━━━ TASK INPUT

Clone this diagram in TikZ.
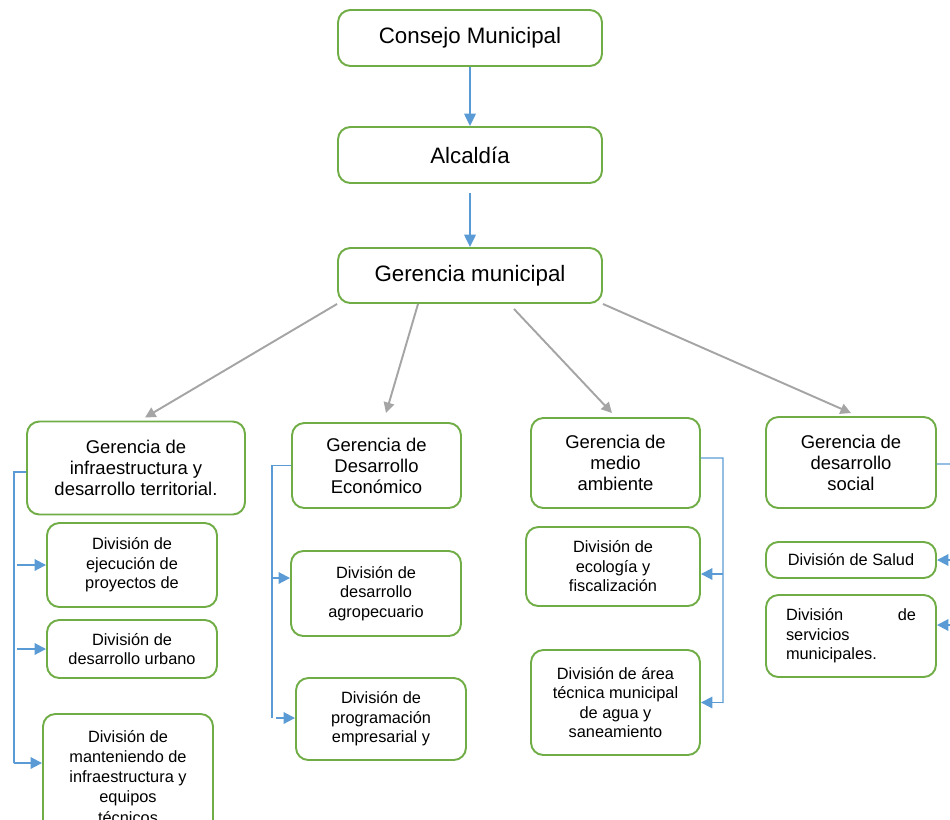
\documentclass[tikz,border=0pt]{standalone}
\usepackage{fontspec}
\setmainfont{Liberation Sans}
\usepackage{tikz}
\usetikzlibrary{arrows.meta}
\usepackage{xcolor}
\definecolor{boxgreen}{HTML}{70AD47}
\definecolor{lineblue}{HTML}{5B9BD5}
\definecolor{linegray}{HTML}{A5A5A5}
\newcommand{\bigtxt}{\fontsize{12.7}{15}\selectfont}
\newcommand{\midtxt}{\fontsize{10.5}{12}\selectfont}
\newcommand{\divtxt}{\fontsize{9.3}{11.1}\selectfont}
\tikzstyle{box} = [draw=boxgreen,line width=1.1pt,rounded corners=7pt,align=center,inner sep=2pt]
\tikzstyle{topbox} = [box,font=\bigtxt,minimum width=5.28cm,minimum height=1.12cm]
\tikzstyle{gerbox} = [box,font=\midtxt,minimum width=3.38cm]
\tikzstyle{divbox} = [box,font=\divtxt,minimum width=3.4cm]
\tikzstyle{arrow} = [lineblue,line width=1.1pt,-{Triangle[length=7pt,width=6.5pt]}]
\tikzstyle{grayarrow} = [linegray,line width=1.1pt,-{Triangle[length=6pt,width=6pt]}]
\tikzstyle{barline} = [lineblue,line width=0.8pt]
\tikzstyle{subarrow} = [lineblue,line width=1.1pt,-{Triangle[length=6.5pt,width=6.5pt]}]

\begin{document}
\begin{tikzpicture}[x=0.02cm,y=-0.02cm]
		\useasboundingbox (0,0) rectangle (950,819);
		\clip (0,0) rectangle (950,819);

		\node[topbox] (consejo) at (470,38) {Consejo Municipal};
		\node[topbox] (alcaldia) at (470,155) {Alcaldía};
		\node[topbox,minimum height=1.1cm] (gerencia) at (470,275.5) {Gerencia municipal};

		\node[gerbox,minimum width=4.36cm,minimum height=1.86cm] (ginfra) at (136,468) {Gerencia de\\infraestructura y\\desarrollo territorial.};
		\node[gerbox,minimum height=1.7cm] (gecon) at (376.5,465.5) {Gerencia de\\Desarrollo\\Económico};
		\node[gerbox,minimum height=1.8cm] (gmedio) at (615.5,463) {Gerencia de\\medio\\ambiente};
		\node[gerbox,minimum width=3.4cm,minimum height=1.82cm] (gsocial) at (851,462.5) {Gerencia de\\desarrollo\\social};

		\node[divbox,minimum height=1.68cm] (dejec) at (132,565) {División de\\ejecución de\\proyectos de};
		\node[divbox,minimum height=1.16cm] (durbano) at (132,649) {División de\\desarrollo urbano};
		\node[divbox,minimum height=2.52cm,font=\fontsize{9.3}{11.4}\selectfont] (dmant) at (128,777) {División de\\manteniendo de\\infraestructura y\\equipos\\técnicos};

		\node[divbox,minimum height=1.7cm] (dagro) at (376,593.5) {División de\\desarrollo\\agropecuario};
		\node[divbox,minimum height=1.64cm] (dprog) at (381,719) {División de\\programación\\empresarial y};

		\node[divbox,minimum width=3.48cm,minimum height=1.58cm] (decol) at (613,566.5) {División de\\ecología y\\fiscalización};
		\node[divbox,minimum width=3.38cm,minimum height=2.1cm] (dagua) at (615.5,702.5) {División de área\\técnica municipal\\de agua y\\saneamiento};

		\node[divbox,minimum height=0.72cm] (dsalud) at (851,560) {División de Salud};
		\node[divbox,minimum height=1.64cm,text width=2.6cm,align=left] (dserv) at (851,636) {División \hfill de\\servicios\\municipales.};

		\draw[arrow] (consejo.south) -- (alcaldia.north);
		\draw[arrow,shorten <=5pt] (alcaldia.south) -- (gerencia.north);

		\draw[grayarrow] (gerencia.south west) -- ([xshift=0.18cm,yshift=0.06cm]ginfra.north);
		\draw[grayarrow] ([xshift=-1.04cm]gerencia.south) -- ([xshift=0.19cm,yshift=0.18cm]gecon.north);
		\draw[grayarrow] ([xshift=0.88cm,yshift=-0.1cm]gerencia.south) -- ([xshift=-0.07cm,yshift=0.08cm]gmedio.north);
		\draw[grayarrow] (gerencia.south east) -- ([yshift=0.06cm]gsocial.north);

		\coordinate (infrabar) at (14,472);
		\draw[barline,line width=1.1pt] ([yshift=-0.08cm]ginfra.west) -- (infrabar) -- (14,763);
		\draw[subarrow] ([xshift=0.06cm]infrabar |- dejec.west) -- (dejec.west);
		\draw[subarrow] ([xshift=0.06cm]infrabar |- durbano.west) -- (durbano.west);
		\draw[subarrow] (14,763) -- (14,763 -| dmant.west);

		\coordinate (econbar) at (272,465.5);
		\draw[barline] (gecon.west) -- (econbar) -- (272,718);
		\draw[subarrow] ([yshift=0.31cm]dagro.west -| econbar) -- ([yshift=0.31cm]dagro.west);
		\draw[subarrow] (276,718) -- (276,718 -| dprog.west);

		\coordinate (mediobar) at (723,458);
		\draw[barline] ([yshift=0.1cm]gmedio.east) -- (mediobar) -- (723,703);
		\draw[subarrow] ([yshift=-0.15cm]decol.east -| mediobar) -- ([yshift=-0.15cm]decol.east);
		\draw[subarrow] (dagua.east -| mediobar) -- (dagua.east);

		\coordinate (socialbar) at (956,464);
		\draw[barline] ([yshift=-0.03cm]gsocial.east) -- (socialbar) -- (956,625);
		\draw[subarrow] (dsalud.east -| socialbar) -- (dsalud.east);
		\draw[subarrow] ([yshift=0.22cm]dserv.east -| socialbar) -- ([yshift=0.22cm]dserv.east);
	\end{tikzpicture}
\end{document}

━━━━━━
━━━ TASK INPUT

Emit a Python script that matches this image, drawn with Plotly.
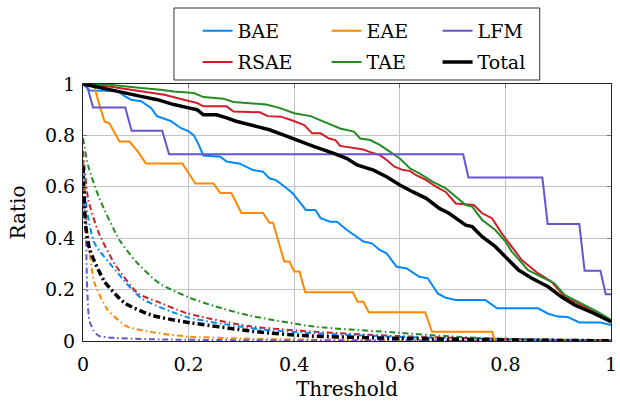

━━━━━━

WORK REQUIRED: Filter the records above for lines containing the word "this", and copy those lines.

FULL OUTPUT:
Clone this diagram in TikZ.
Emit a Python script that matches this image, drawn with Plotly.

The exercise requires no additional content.